Surf & turf farming

(from Simon) Here’s a short update to share what has happened over February.

Gertrude has been faithfully working on Kome to keep the Island health project going while we have been taking care of admin in Mwanza. We’re excited to share the “Clean Latrine” project on Kome will kick off with a fundraiser at our home church in Leighton Buzzard this week, and I’m working hard to get some latrine improvement products ready to share with the communities on the island.

Since our work is church-centered and relationship driven we believe strongly that the best way to bring development change to an obvious need (like sanitation) is by demonstrating appropriate technologies that can be replicated locally. This way we can encourage households to want to make a change (through our relationships and training seminars) and then give then options of how to change (though the demonstration of the technologies).

Building a Sanplat toilet slab

Now for something completely different!

Two weeks ago six of us from the Mwanza EI team and 2 from Iringa travelled to Arusha to attend the biennial ECHO Agricultural conference. ECHO is a Christian based organization that works to develop appropriate farming methods. Most of the presentations were about Conservation agriculture, or CA (If you know about Farming Gods way this is one approach), CA is a method of farming which is going to be crucial in restoring the poor soils across the world damaged by intensive or poor farming practices. Also attending were hundreds from across East Africa all excited about sharing experiences and technologies. There were some excellent presentation covering everything from Farm Radio, dairy cows, bees (presented by our colleage Rachel) and a new curriculum to facilitate leading discovery bible studies with farmers. I think everybody learned something.

A modified local plough

Learning how to propagate by taking cuttings

My long-lost ancestors

I attended a tour to a residential house where Chris, the owner, (an experimental german engineer) has built a biogas system under his house to turn all of his garden waste, sewage and waste water into cooking gas and nutrient rich water. He had some very honest opinions about biogas in Tanzania, on one hand it is entirely appropriate to turn all your waste into cooking gas, and believes every city house should have one instead of a septic tank. On the other hand making the technology accessible to rural areas is very unreliable and requires great investment. Plastic tanks or sheeting have a very short life span in the African sun, and are easily punctured. Chris was also proud of his compost heap, where he collects urine uses it to infuse charcoal to make ‘biochar’, a slow release nitrogen fertiliser. Again, an appropriate use of a waste product but probably not immedialty attractive to the average Tanzanian farmer! We all had a good week and got back safely to Mwanza with one puncture, timing itself nicely with a torrential downpour!

Digested effluent is completely safe to handle apparently…!)

Here’s where all the waste goes (yes it stinks!)

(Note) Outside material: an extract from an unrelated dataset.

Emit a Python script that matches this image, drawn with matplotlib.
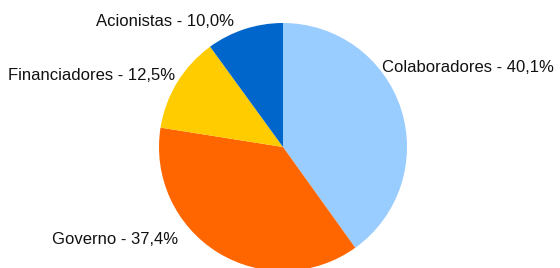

A week later Elisha and I travelled to a part of Mwanza region to take part in some fish farming training. Another missionary, Brett, living in Geita, about 2 hours away, has some well established demonstration farms. He has invested a lot of time building relationships with farmers, farming alongside them and showing them, through his plot, different styles of CA, and then letting them experiment by themselves. One area he has explored is fish farming and so 3 farmers have already built a pond and this training was to build on their knowledge and introduce others (like us) to the idea.

It was 3 days of intensive practical training instructed by Chrispin, an expert. We learnt how to dig a pond, lay the foundations, stock it with Tilapia (apparently the most suitable for farming) and how to deal with all manners of threats including birds, monitor lizards and turtles! We even attempted harvesting one of the ponds. There was something very special about watching a group of farmers attempting to fish! i’m still trying to find the biblical application for a future sermon!

Digging the pond

Chrispin teaching about fish-farming

Teaching farmers to fish!

Digging the pond by the church

Digging our own pond in Mwanza

Whether a fish farm could work in any of our project villages is another question, but Tim and Rachel, our colleagues have a large garden which has space to experiment. So that is this week’s work, putting into practice our training and seeing if we can keep some fish alive long enough to be worth it! Its quite a boggy patch so digging sand while up to your knees in mud is quite a work out!

Meanwhile in Mwanza, Tabitha and Reuben were inspired by a fantastic swimming gala this weekend where many of their friends entered and beat their own personal records. The youngest entry was 3 years old and the oldest was 47. We hope to get Tabitha in the mini gala in November, and she’s more than ready! I, however, have no plans to enter the “dad’s race”, an 800 meter front crawl!